Heat oil over medium-high heat in a wide, heavy bottomed saucepan. Add onion and cook without browning until softened, about 5-6 minutes. Add garlic, tomato paste, cinnamon and saffron, and stir well to incorporate. Season generously with salt and pepper, and allow to sizzle for 1 minute more. Add broth and simmer gently for 5 minutes. May be made several hours in advance, up to a day.

Place the bread cubes and milk in a small bowl.  Leave this to soak until softened, about 5 minutes, then squeeze dry.

In a mixing bowl, beat the egg and add add salt, pepper, garlic, nutmeg, ginger, turmeric, paprika, cayenne, cloves, coriander and cumin.
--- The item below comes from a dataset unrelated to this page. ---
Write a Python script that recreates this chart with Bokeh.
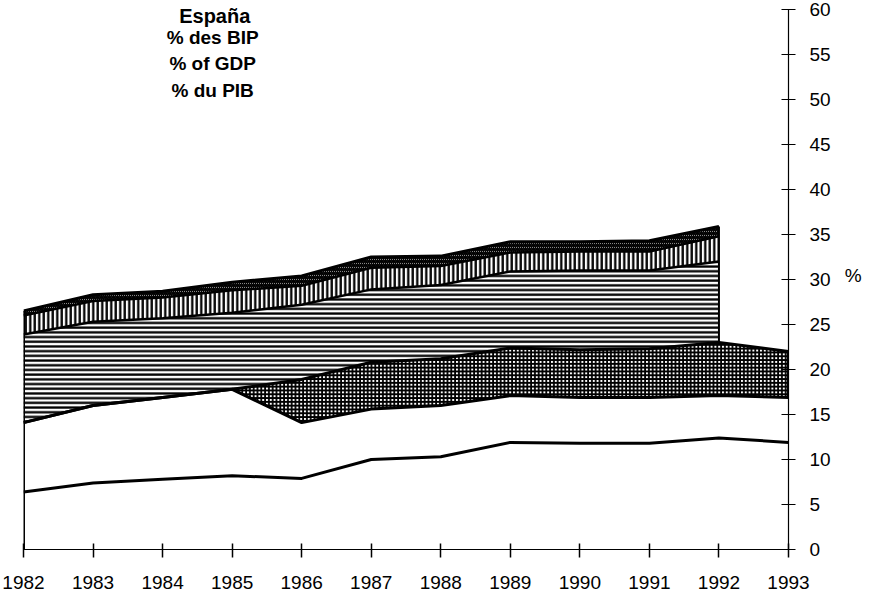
import numpy as np
from bokeh.plotting import figure
from bokeh.models import Range1d, FixedTicker, Label
from bokeh.embed import file_html
from bokeh.resources import INLINE

# ---------------- data (% of GDP) ----------------
years = [1982, 1983, 1984, 1985, 1986, 1987, 1988, 1989, 1990, 1991, 1992, 1993]
# stacked bands, bottom to top
band1 = [6.4, 7.4, 7.8, 8.2, 7.9, 10.0, 10.3, 11.9, 11.8, 11.8, 12.4, 11.9]
band2 = [7.7, 8.6, 9.1, 9.6, 6.2, 5.6, 5.7, 5.2, 5.1, 5.1, 4.7, 5.0]
band3 = [0.0, 0.0, 0.0, 0.0, 4.8, 5.2, 5.2, 5.3, 5.3, 5.4, 5.9, 5.1]
# upper bands only up to 1992
band4 = [9.8, 9.3, 8.8, 8.5, 8.3, 8.1, 8.2, 8.5, 8.8, 8.7, 9.0]
band5 = [2.1, 2.3, 2.3, 2.5, 2.1, 2.4, 2.1, 2.1, 2.1, 2.1, 2.8]
band6 = [0.5, 0.7, 0.7, 0.9, 1.1, 1.2, 1.1, 1.2, 1.1, 1.2, 1.1]
y_ticks = [0, 5, 10, 15, 20, 25, 30, 35, 40, 45, 50, 55, 60]
title_text = "España"
subtitle_lines = ["% des BIP", "% of GDP", "% du PIB"]
axis_unit = "%"

FONT = "Liberation Sans"

yrs = np.array(years, dtype=float)
n = len(band4)
c1 = np.array(band1)
c2 = c1 + np.array(band2)
c3 = c2 + np.array(band3)
c4 = c3[:n] + np.array(band4)
c5 = c4 + np.array(band5)
c6 = c5 + np.array(band6)

p = figure(
    x_range=Range1d(years[0], years[-1]),
    y_range=Range1d(y_ticks[0], y_ticks[-1] + 1),
    frame_width=765, frame_height=549,
    min_border_left=23, min_border_right=80,
    min_border_top=0, min_border_bottom=48,
    y_axis_location="right",
    output_backend="svg", toolbar_location=None,
    background_fill_color="white", border_fill_color="white",
)
p.outline_line_color = None
p.grid.visible = False

# ---------------- hatched areas ----------------
p.varea(x=yrs, y1=c2, y2=c3, fill_color="white", hatch_pattern="+",
        hatch_color="black", hatch_scale=3.8, hatch_weight=1.8)
p.varea(x=yrs[:n], y1=c3[:n], y2=c4, fill_color="white", hatch_pattern="-",
        hatch_color="black", hatch_scale=4.7, hatch_weight=2.3)
p.varea(x=yrs[:n], y1=c4, y2=c5, fill_color="white", hatch_pattern="|",
        hatch_color="black", hatch_scale=4.5, hatch_weight=2.3)
p.varea(x=yrs[:n], y1=c5, y2=c6, fill_color="white", hatch_pattern="\\",
        hatch_color="black", hatch_scale=4, hatch_weight=1.7)

# ---------------- boundary lines ----------------
for arr, xs, w in [(c1, yrs, 3), (c2, yrs, 3), (c3, yrs, 3),
                   (c4, yrs[:n], 2.5), (c5, yrs[:n], 2.5), (c6, yrs[:n], 3)]:
    p.line(xs, arr, line_color="black", line_width=w, line_join="round")

p.segment(x0=[yrs[0], yrs[n - 1], yrs[-1]], y0=[0, c3[n - 1], c2[-1]],
          x1=[yrs[0], yrs[n - 1], yrs[-1]], y1=[c6[0], c6[n - 1], c3[-1]],
          line_color="black", line_width=[3, 2, 3])

# ---------------- axes ----------------
xa = p.xaxis[0]
xa.ticker = FixedTicker(ticks=years)
xa.axis_line_color = "black"
xa.axis_line_width = 1
xa.major_tick_line_color = "black"
xa.major_tick_line_width = 1.5
xa.major_tick_in = 6
xa.major_tick_out = 8
xa.minor_tick_line_color = None
xa.major_label_text_font = FONT
xa.major_label_text_font_size = "19px"
xa.major_label_text_color = "black"
xa.major_label_standoff = 18

ya = p.yaxis[0]
ya.ticker = FixedTicker(ticks=y_ticks)
ya.bounds = (y_ticks[0], y_ticks[-1])
ya.axis_line_color = "black"
ya.axis_line_width = 1.2
ya.major_tick_line_color = "black"
ya.major_tick_line_width = 1.2
ya.major_tick_in = 7
ya.major_tick_out = 7
ya.minor_tick_line_color = None
ya.major_label_text_font = FONT
ya.major_label_text_font_size = "19px"
ya.major_label_text_color = "black"
ya.major_label_standoff = 14
ya.axis_label = axis_unit
ya.axis_label_orientation = "horizontal"
ya.axis_label_text_font = FONT
ya.axis_label_text_font_size = "19px"
ya.axis_label_text_font_style = "normal"
ya.axis_label_text_color = "black"
ya.axis_label_standoff = 11

# ---------------- titles ----------------
p.add_layout(Label(x=1984.75, y=59.25, text=title_text, text_font=FONT,
                   text_font_size="20px", text_font_style="bold",
                   text_align="center", text_baseline="alphabetic",
                   text_color="black"))
for txt, yy in zip(subtitle_lines, [56.9, 54.0, 51.0]):
    p.add_layout(Label(x=1984.72, y=yy, text=txt, text_font=FONT,
                       text_font_size="19px", text_font_style="bold",
                       text_align="center", text_baseline="middle",
                       text_color="black"))

open("out.html", "w").write(file_html(p, INLINE))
Mix well to distribute seasoning. Add 2 tablespoons each of parsley, cilantro and scallion, stir well and then add squeezed-out bread and the ground meat.  Use your hands to mix it all really well.  This may be prepared several hours in advance, up to a day.

With your hands, roll mixture into small round balls, a little smaller than a golf ball.  You should get about 25 or so.  Dip each ball into a bowl of flour, shaking off the excess. 

Heat a few tablespoons of oil, or a quarter-inch depth, over medium-high heat and fry meatballs until barely browned, about 2 minutes per side and set on a rack over a baking sheet while you finish the rest.  

Place the meatballs in the sauce and simmer, partially covered over medium low heat for about 20 to 25 minutes. 

Remove the meatballs from the sauce and keep warm. Let the sauce cool for a few minutes.  meanwhile, stir together the yogurt and Harissa.  When the sauce has cooled somewhat, whisk the yogurt mixture into the sauce until well combined.  Return the meatballs to the pan and warm through.

Cook the couscous according to package directions, fluff gently and stir in butter and raisins. Season with salt and cinnamon, and toss well.

Serve the meatballs over the couscous and pour some of the sauce over the meatballs.  Garnish meatballs with remaining parsley, cilantro and scallion.  Place the remaining sauce in a pitcher to pass at the table.